If you constantly think everything is stressful, your brain goes to work looking for stress. If you believe people are fundamentally against you, your brain actively hunts for proof of disrespect or betrayal. If you tell yourself you are too old, too busy, or too stuck, your brain constructs a reality where those limitations become absolute truth.
The Power of Directed Focus
This happens because your mind keeps feeding the exact same instructions into your mental operating system. The system simply listens and executes. The universe did not decide you would feel overwhelmed; your daily inputs decided it.
This explains why two people can live in the exact same town, work the exact same job, and hold the exact same responsibilities, yet experience entirely different realities. One person feels trapped, suffocated by the daily grind. The other person feels like life is full of wide-open possibilities.
They live in the exact same world. They just run a completely different operating system.
Why Most People Never Rewrite the Code
Here is the hard truth that nobody likes to acknowledge: you do not change your life by waiting for a sudden burst of motivation. Motivation is unreliable. You change your life by deliberately altering your patterns.
Most people never do this because their current system feels familiar. Even when a routine makes you miserable, predictability offers a strange kind of comfort. You know exactly what to expect from your daily stress. Growth, on the other hand, is completely unpredictable. It requires stepping into the unknown, looking foolish, and risking failure.
Small Shifts Over Dramatic Leaps
You change the system by changing what you do every single day. You must change what you pay attention to, what you tolerate, and who you spend your time with. You must change the internal narrative you use when things go wrong.
These are small, quiet shifts. They are not dramatic or cinematic. They will not look impressive on social media. Updating your system requires reps, movement, presence, and experimentation. You have to start treating your life as a laboratory where you test new inputs to see what kind of outputs they create.
The Danger of Quiet Expiration
Nobody wakes up at age forty, fifty, or sixty and consciously decides to stop living. The decline happens incredibly slowly.
One day, you stop trying new things. Then you stop moving your body the way you used to. You stop building new projects. You stop taking risks. Eventually, you stop exploring entirely. You do not stop because you physically can't do these things. You stop because the internal system you built tells you that you don't do those things anymore.
This is the real expiration date on human potential. It has nothing to do with your age, the passage of time, or your adult responsibilities. Your potential expires the exact moment you stop updating the program running in the background.
Actionable Ways to Reprogram Your Patterns
You do not need an entirely new life. You just need a new pattern.
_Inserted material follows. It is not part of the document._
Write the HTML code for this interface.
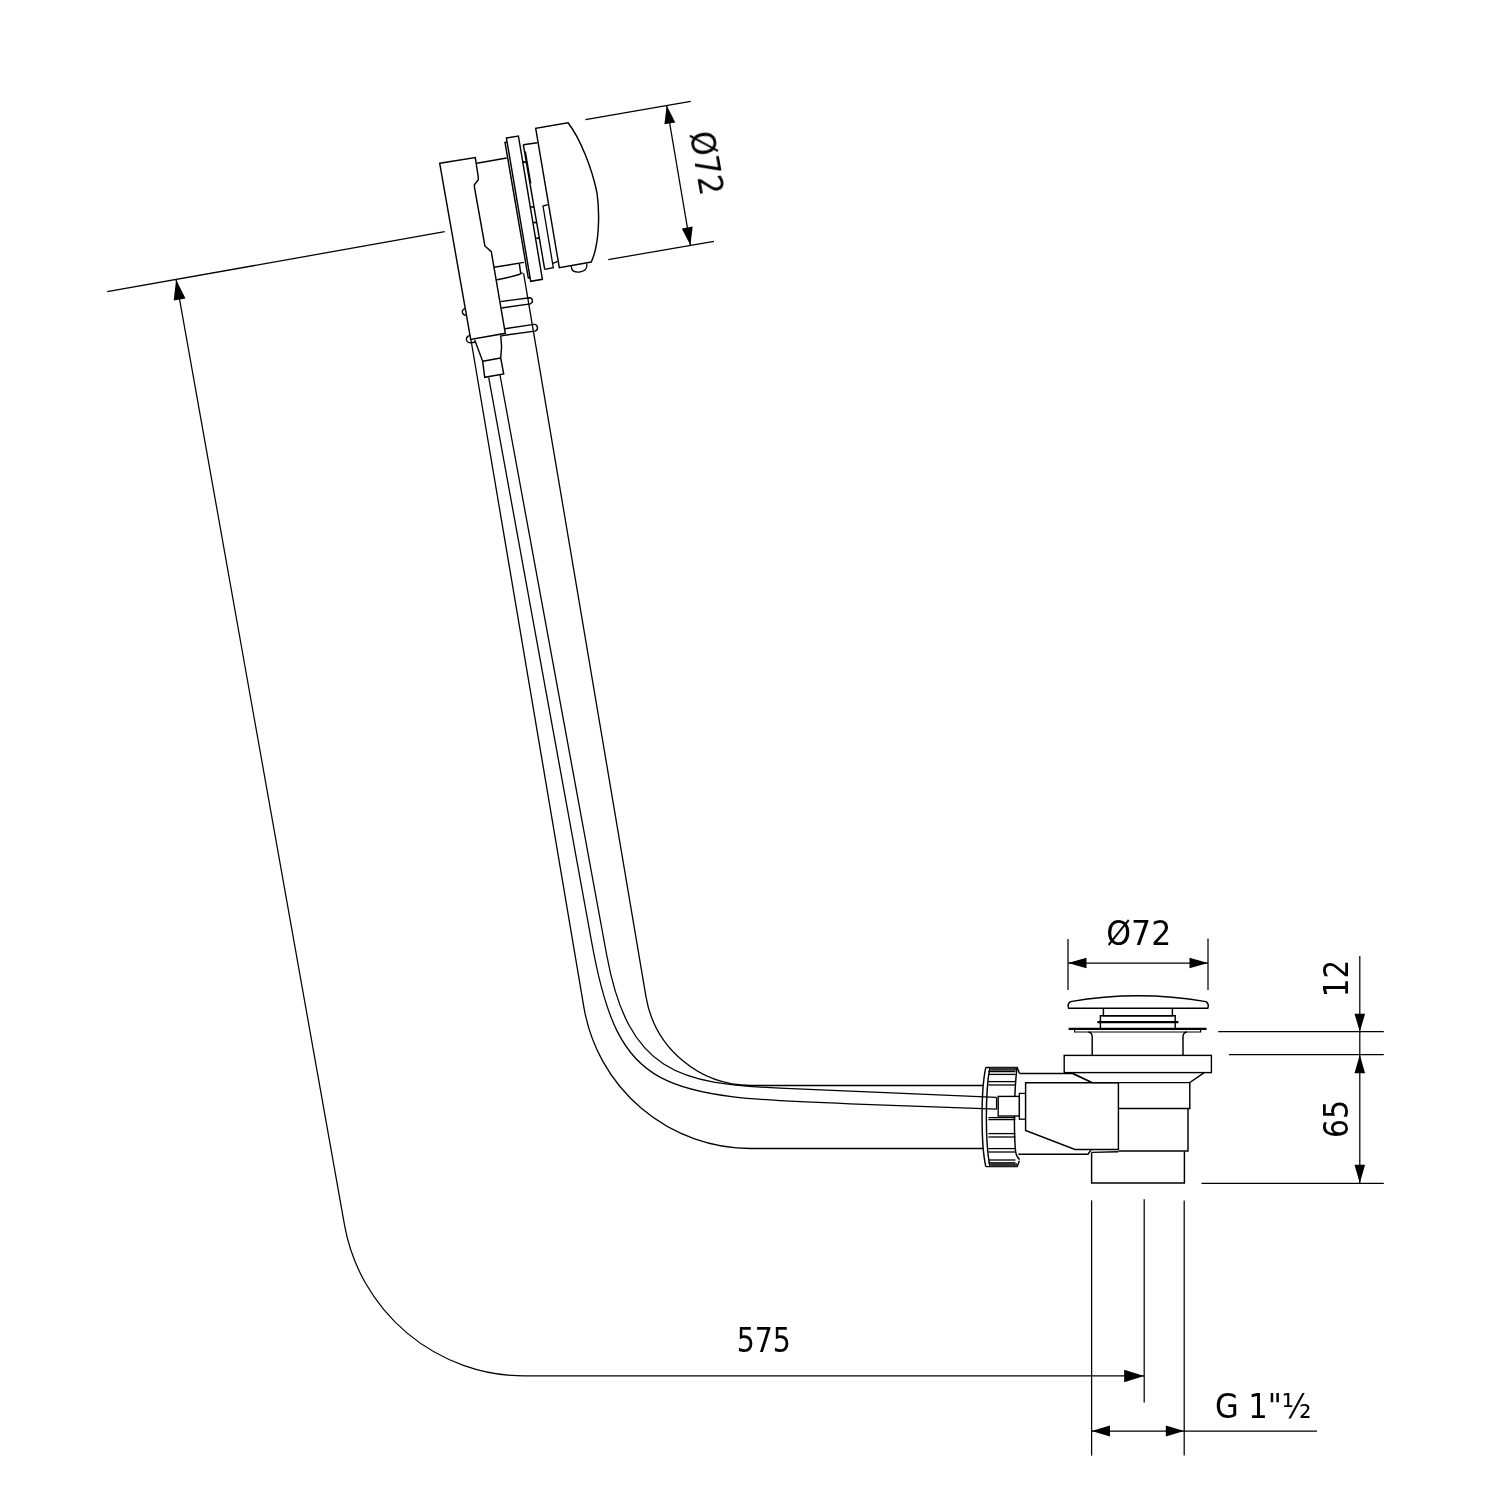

Your system has no shelf life, which means you can rewrite the code at any time. Here is how you start moving again.
Force the System to Adapt
You must prove to your brain that it is still capable of evolution. You do this through action, not overthinking.
Go try a new physical activity, even if you are terrible at it. Lift something heavy to remind your body it is strong. Start that creative project you keep pushing off until next month. Write the essay, record the video, or build the prototype.
Break the Daily Script
Talk to someone you would normally walk past. Sign up for a local race or competition. Dedicate twenty minutes a day to learning a completely useless but fascinating new skill. Ask a question in a meeting instead of staying silent.
Change your morning routine. Take a different route to work. Order something entirely new for lunch.
You do not take these actions because they look cool to other people. You do them because every single time you break a routine, you send a shock to your mental operating system. You remind the system that it is still allowed to learn, adapt, and evolve.
Keep Rewriting Your Reality
Once you force the system to start moving again, you will start moving with it. You will drop the belief that life is just happening to you. You will realize that you are the programmer, and you hold the keys to the entire system.
Take a close look at your daily habits, your automatic reactions, and the stories you tell yourself. Identify one outdated pattern today and replace it with a new action. There is no expiration date on your potential. There is only code you haven't rewritten yet.